Data compression schemes fall into two categories. Some are lossless, others are lossy. Lossless schemes are those that do not lose information in the compression process. Lossy schemes are those that may lead to the loss of information. Lossy techniques provide more compression than lossless ones and are therefore popular in settings in which minor errors can be tolerated, as in the case of images and audio. In cases where the data being compressed consist of long sequences of the same value, the compression technique called run-length encoding, which is a lossless method, is popular.
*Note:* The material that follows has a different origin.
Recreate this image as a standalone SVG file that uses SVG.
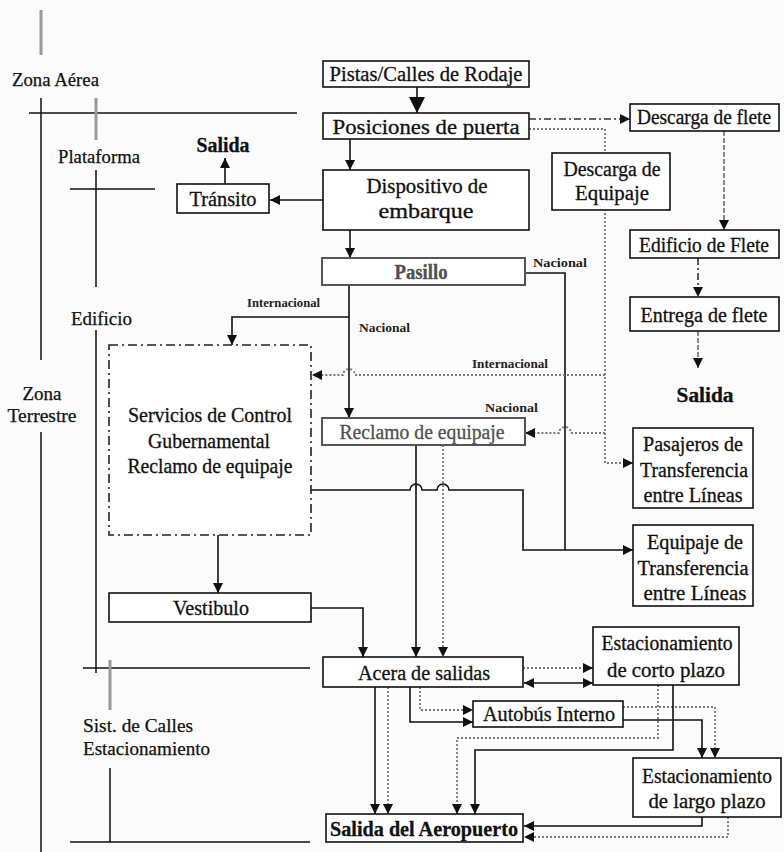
<svg xmlns="http://www.w3.org/2000/svg" width="784" height="852" viewBox="0 0 784 852">
<style>
.bg{fill:#fbfbfb}
.box{fill:#fff;stroke:#111;stroke-width:1.6}
.gbox{fill:#fff;stroke:#555;stroke-width:2}
.ddbox{fill:#fff;stroke:#222;stroke-width:1.6;stroke-dasharray:9 4 2 4}
.t{font-family:"Liberation Serif","Times New Roman",serif;font-size:20px;fill:#111;stroke:#111;stroke-width:0.3;text-anchor:middle}
.tg{fill:#505050;stroke:#505050}
.b{font-weight:bold}
.lb{font-family:"Liberation Serif","Times New Roman",serif;font-size:19px;fill:#111;stroke:#111;stroke-width:0.25}
.sm{font-family:"Liberation Serif","Times New Roman",serif;font-size:13px;font-weight:bold;fill:#222}
.ln{fill:none;stroke:#111;stroke-width:1.6}
.dot{fill:none;stroke:#777;stroke-width:1.8;stroke-dasharray:2 2}
.dd{fill:none;stroke:#333;stroke-width:1.6;stroke-dasharray:7 3 2 3}
.dg{fill:none;stroke:#888;stroke-width:2;stroke-dasharray:5 2}
.zn{stroke:#111;stroke-width:1.5}
.zg{stroke:#999;stroke-width:3}
</style>
<defs>
<marker id="a" viewBox="0 0 10 10" refX="10" refY="5" markerWidth="10" markerHeight="10" markerUnits="userSpaceOnUse" orient="auto-start-reverse"><path d="M0,0 L10,5 L0,10 z" fill="#111"/></marker>
<marker id="A" viewBox="0 0 10 10" refX="10" refY="5" markerWidth="16" markerHeight="16" markerUnits="userSpaceOnUse" orient="auto"><path d="M0,0 L10,5 L0,10 z" fill="#111"/></marker>
</defs>
<rect class="bg" x="0" y="0" width="784" height="852"/>
<g id="zones">
<line class="zg" x1="41" y1="10" x2="41" y2="55"/>
<line class="zn" x1="41" y1="98" x2="41" y2="360"/>
<line class="zn" x1="41" y1="432" x2="41" y2="852"/>
<line class="zn" x1="29" y1="113" x2="297" y2="113"/>
<line class="zg" x1="96" y1="98" x2="96" y2="140"/>
<line class="zn" x1="96" y1="170" x2="96" y2="287"/>
<line class="zn" x1="70" y1="189" x2="155" y2="189"/>
<line class="zn" x1="96" y1="330" x2="96" y2="673"/>
<line class="zn" x1="83" y1="668" x2="310" y2="668"/>
<line class="zg" x1="110" y1="660" x2="110" y2="710"/>
<line class="zn" x1="110" y1="768" x2="110" y2="842"/>
<line class="zn" x1="70" y1="842" x2="310" y2="842"/>
<text class="lb" x="12" y="86" textLength="87" lengthAdjust="spacingAndGlyphs">Zona Aérea</text>
<text class="lb" x="58" y="163" textLength="82" lengthAdjust="spacingAndGlyphs">Plataforma</text>
<text class="lb" x="71" y="325" textLength="61" lengthAdjust="spacingAndGlyphs">Edificio</text>
<text class="lb" x="42" y="400" text-anchor="middle">Zona</text>
<text class="lb" x="42" y="422" text-anchor="middle" textLength="69" lengthAdjust="spacingAndGlyphs">Terrestre</text>
<text class="lb" x="83" y="732" textLength="110" lengthAdjust="spacingAndGlyphs">Sist. de Calles</text>
<text class="lb" x="83" y="755" textLength="127" lengthAdjust="spacingAndGlyphs">Estacionamiento</text>
</g>
<g id="connectors">
<line class="ln" x1="417" y1="87" x2="417" y2="113" marker-end="url(#A)"/>
<line class="ln" x1="350" y1="139" x2="350" y2="170" marker-end="url(#a)"/>
<line class="ln" x1="323" y1="200" x2="270" y2="200" marker-end="url(#a)"/>
<line class="ln" x1="225" y1="184" x2="225" y2="158" marker-end="url(#a)"/>
<line class="ln" x1="350" y1="230" x2="350" y2="258" marker-end="url(#a)"/>
<line class="ln" x1="349" y1="285" x2="349" y2="418" marker-end="url(#a)"/>
<path class="ln" d="M349,317 H232 V345" marker-end="url(#a)"/>
<path class="ln" d="M525,273 H565 V550"/>
<path class="ln" d="M311,490 H410 A6,6 0 0 1 422,490 H437 A6,6 0 0 1 449,490 H523 V550 H633" marker-end="url(#a)"/>
<line class="ln" x1="416" y1="445" x2="416" y2="657" marker-end="url(#a)"/>
<line class="dot" x1="443" y1="445" x2="443" y2="657" marker-end="url(#a)"/>
<line class="ln" x1="218" y1="535" x2="218" y2="593" marker-end="url(#a)"/>
<path class="ln" d="M311,608 H363 V657" marker-end="url(#a)"/>
<line class="dd" x1="529" y1="119" x2="630" y2="119" marker-end="url(#a)"/>
<path class="dot" d="M529,129 H605 V463 H633" marker-end="url(#a)"/>
<path class="dot" d="M605,375 H355 A6,6 0 0 0 343,375 H312" marker-end="url(#a)"/>
<path class="dot" d="M605,433 H571 A6,6 0 0 0 559,433 H525" marker-end="url(#a)"/>
<line class="dg" x1="724" y1="131" x2="724" y2="230" marker-end="url(#a)"/>
<line class="dd" x1="698" y1="258" x2="698" y2="297" marker-end="url(#a)"/>
<line class="dg" x1="698" y1="331" x2="698" y2="368" marker-end="url(#a)"/>
<line class="dot" x1="523" y1="668" x2="593" y2="668" marker-end="url(#a)"/>
<line class="ln" x1="524" y1="683" x2="593" y2="683" marker-start="url(#a)" marker-end="url(#a)"/>
<line class="ln" x1="375" y1="687" x2="375" y2="814" marker-end="url(#a)"/>
<line class="dot" x1="388" y1="687" x2="388" y2="814" marker-end="url(#a)"/>
<path class="ln" d="M410,687 V722 H473" marker-end="url(#a)"/>
<path class="dot" d="M420,687 V710 H473" marker-end="url(#a)"/>
<path class="dot" d="M623,707 H715 V758" marker-end="url(#a)"/>
<path class="ln" d="M623,720 H702 V758" marker-end="url(#a)"/>
<path class="dot" d="M658,685 V738 H457 V814" marker-end="url(#a)"/>
<path class="ln" d="M673,685 V750 H475 V814" marker-end="url(#a)"/>
<path class="ln" d="M702,817 V826 H524" marker-end="url(#a)"/>
<path class="dot" d="M728,817 V837 H524" marker-end="url(#a)"/>
<text class="sm" x="533" y="267" textLength="54" lengthAdjust="spacingAndGlyphs">Nacional</text>
<text class="sm" x="247" y="307" textLength="73" lengthAdjust="spacingAndGlyphs">Internacional</text>
<text class="sm" x="359" y="332" textLength="51" lengthAdjust="spacingAndGlyphs">Nacional</text>
<text class="sm" x="472" y="368" textLength="76" lengthAdjust="spacingAndGlyphs">Internacional</text>
<text class="sm" x="485" y="412" textLength="53" lengthAdjust="spacingAndGlyphs">Nacional</text>
</g>
<g id="pistas"><rect class="box" x="323" y="61" width="206" height="26"/><text class="t" x="426" y="81" textLength="193" lengthAdjust="spacingAndGlyphs">Pistas/Calles de Rodaje</text></g>
<g id="posiciones"><rect class="box" x="323" y="113" width="206" height="26"/><text class="t" x="426" y="134" textLength="187" lengthAdjust="spacingAndGlyphs">Posiciones de puerta</text></g>
<g id="dispositivo"><rect class="box" x="323" y="170" width="206" height="60"/><text class="t" x="427" y="193" textLength="121" lengthAdjust="spacingAndGlyphs">Dispositivo de</text><text class="t" x="426" y="218" textLength="95" lengthAdjust="spacingAndGlyphs">embarque</text></g>
<g id="transito"><rect class="box" x="177" y="184" width="92" height="29"/><text class="t" x="223" y="206" textLength="67" lengthAdjust="spacingAndGlyphs">Tránsito</text></g>
<g id="salida1"><text class="t b" x="223" y="152" textLength="53" lengthAdjust="spacingAndGlyphs">Salida</text></g>
<g id="pasillo"><rect class="gbox" x="322" y="258" width="203" height="27"/><text class="t tg b" x="421" y="279" textLength="53" lengthAdjust="spacingAndGlyphs">Pasillo</text></g>
<g id="servicios"><rect class="ddbox" x="109" y="345" width="202" height="190"/><text class="t" x="210" y="422" textLength="164" lengthAdjust="spacingAndGlyphs">Servicios de Control</text><text class="t" x="209" y="448" textLength="122" lengthAdjust="spacingAndGlyphs">Gubernamental</text><text class="t" x="210" y="473" textLength="165" lengthAdjust="spacingAndGlyphs">Reclamo de equipaje</text></g>
<g id="reclamo"><rect class="gbox" x="322" y="418" width="203" height="27"/><text class="t tg" x="422" y="439" textLength="165" lengthAdjust="spacingAndGlyphs">Reclamo de equipaje</text></g>
<g id="vestibulo"><rect class="box" x="109" y="593" width="202" height="29"/><text class="t" x="211" y="615" textLength="76" lengthAdjust="spacingAndGlyphs">Vestibulo</text></g>
<g id="descarga-flete"><rect class="box" x="630" y="104" width="149" height="27"/><text class="t" x="704" y="124" textLength="134" lengthAdjust="spacingAndGlyphs">Descarga de flete</text></g>
<g id="descarga-equipaje"><rect class="box" x="552" y="153" width="118" height="57"/><text class="t" x="612" y="176" textLength="97" lengthAdjust="spacingAndGlyphs">Descarga de</text><text class="t" x="612" y="200" textLength="74" lengthAdjust="spacingAndGlyphs">Equipaje</text></g>
<g id="edificio-flete"><rect class="box" x="630" y="230" width="149" height="28"/><text class="t" x="704" y="252" textLength="130" lengthAdjust="spacingAndGlyphs">Edificio de Flete</text></g>
<g id="entrega-flete"><rect class="box" x="630" y="297" width="149" height="34"/><text class="t" x="704" y="322" textLength="127" lengthAdjust="spacingAndGlyphs">Entrega de flete</text></g>
<g id="salida2"><text class="t b" x="705" y="402" textLength="57" lengthAdjust="spacingAndGlyphs">Salida</text></g>
<g id="pasajeros"><rect class="box" x="633" y="428" width="120" height="80"/><text class="t" x="693" y="451" textLength="100" lengthAdjust="spacingAndGlyphs">Pasajeros de</text><text class="t" x="694" y="477" textLength="108" lengthAdjust="spacingAndGlyphs">Transferencia</text><text class="t" x="693" y="502" textLength="99" lengthAdjust="spacingAndGlyphs">entre Líneas</text></g>
<g id="equipaje-transf"><rect class="box" x="633" y="525" width="120" height="81"/><text class="t" x="695" y="549" textLength="96" lengthAdjust="spacingAndGlyphs">Equipaje de</text><text class="t" x="693" y="575" textLength="111" lengthAdjust="spacingAndGlyphs">Transferencia</text><text class="t" x="695" y="600" textLength="103" lengthAdjust="spacingAndGlyphs">entre Líneas</text></g>
<g id="acera"><rect class="box" x="323" y="657" width="200" height="30"/><text class="t" x="424" y="680" textLength="132" lengthAdjust="spacingAndGlyphs">Acera de salidas</text></g>
<g id="corto"><rect class="box" x="593" y="627" width="146" height="58"/><text class="t" x="667" y="650" textLength="131" lengthAdjust="spacingAndGlyphs">Estacionamiento</text><text class="t" x="666" y="677" textLength="118" lengthAdjust="spacingAndGlyphs">de corto plazo</text></g>
<g id="autobus"><rect class="box" x="473" y="701" width="150" height="26"/><text class="t" x="549" y="721" textLength="132" lengthAdjust="spacingAndGlyphs">Autobús Interno</text></g>
<g id="largo"><rect class="box" x="633" y="758" width="148" height="59"/><text class="t" x="707" y="783" textLength="130" lengthAdjust="spacingAndGlyphs">Estacionamiento</text><text class="t" x="707" y="808" textLength="117" lengthAdjust="spacingAndGlyphs">de largo plazo</text></g>
<g id="salida-aeropuerto"><rect class="box" x="326" y="814" width="197" height="28"/><text class="t b" x="424" y="836" textLength="188" lengthAdjust="spacingAndGlyphs">Salida del Aeropuerto</text></g>
</svg>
It is the process of replacing sequences of identical data elements with a code indicating the element that is repeated and the number of times it occurs in the sequence. For example, less space is required to indicate that a bit pattern consists of 253 ones, followed by 118 zeros, followed by 87 ones than to actually list all 458 bits. Another lossless data compression technique is frequency-dependent encoding; a system in which the length of the bit pattern used to represent a data item is inversely related to the frequency of the item’s use.
Such codes are examples of variable-length codes, meaning that items are represented by patterns of different lengths as opposed to codes such as Unicode, in which all symbols are represented by 16 bits. David Huffman is credited with discovering an algorithm that is commonly used for developing frequency-dependent codes, and it is common practice to refer to codes developed in this manner as Huffman codes. In turn, most frequency-dependent codes in use today are Huffman codes. In some cases, the stream of data to be compressed consists of units, each of which differs only slightly from the preceding one.
An example would be consecutive frames of a motion picture. In these cases, techniques using relative encoding, also known as differential encoding, are helpful. These techniques record the differences between consecutive data units rather than entire units; that is, each unit is encoded in terms of its relationship to the previous unit. Relative encoding can be implemented in either lossless or lossy form depending on whether the differences between consecutive data units are encoded precisely or approximated. Still other popular compression ystems are based on dictionary encoding techniques. Here the term dictionary refers to a collection of building blocks from which the message being compressed is constructed, and the message itself is encoded as a sequence of references to the dictionary. We normally think of dictionary encoding systems as lossless systems, but as we will see in our discussion of image compression, there are times when the entries in the dictionary are only approximations of the correct data elements, resulting in a lossy compression system.
Dictionary encoding can be used by word processors to compress text documents because the dictionaries already contained in these processors for the purpose of spell checking make excellent compression dictionaries. In particular, an entire word can be encoded as a single reference to this dictionary rather than as a sequence of individual characters encoded using a system such as ASCII or Unicode.